Am I missing something as an amateur observer viewing this as a somewhat boring asset cycle? It almost seems like the recent activity is clearing out the folks who froze in Q1 but needed to close at some point - job, kids, 10 yr time horizon, two mortgages. Of course I don't sweat the contract data like people on this blog so I'm watching just like everyone else as this plays out in 2009/2010.

My gut reaction is that an unbiased third party studying the Manhattan "prime" market would find 15 reasons why we continue to trend down, 5 reasons why we could stabilize at this level, and 2 reasons why the market could trend up near term ... perhaps a $150k tax credit with no income caps as the driver on this front?

Welcome to the new normal - boring as hell as we all wait for the next macro cycle. Back to work.

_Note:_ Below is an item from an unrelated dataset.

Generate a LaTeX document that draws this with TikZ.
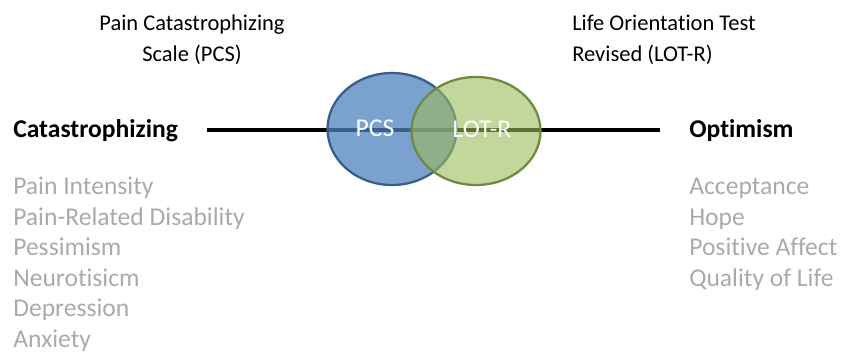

Posted by Amatuer Observer | July 1, 2009 8:41 PM

Mortgages are cheaper again - b/c FNM and FRE said so:

125% LTV

http://www.nakedcapitalism.com/2009/07/
freddie-fannie-to-provide-125-ltv.html

Looks like the feds love printing money

Posted by In Debt We Trust | July 1, 2009 10:38 PM

My favorite here over the past few months has been that "reversion to the mean" argument. So much for that theory- the bubble burst and yet the market hasn't beelined to the point where everyone who works in Manhattan can afford a spacious home on the island, with a cushy commute in a tony neighborhood.

Also amusing is the fools rush in argument. Who is the bigger fool- the one "rushing in" to buy a home they want to live in for a while- or the one remaining on the sideline calling him or her a fool, while the market doesn't armageddon with desperate sellers kissing scarce buyers' butts at every turn.

I don't understand how all the macros work- but apparently neither do most buyers. My take is that we had a huge party for a few years, went through a nasty hangover we don't want to experience again, and are cautiously moving forward in a culture that now loathes excess, something that seems healthy to me.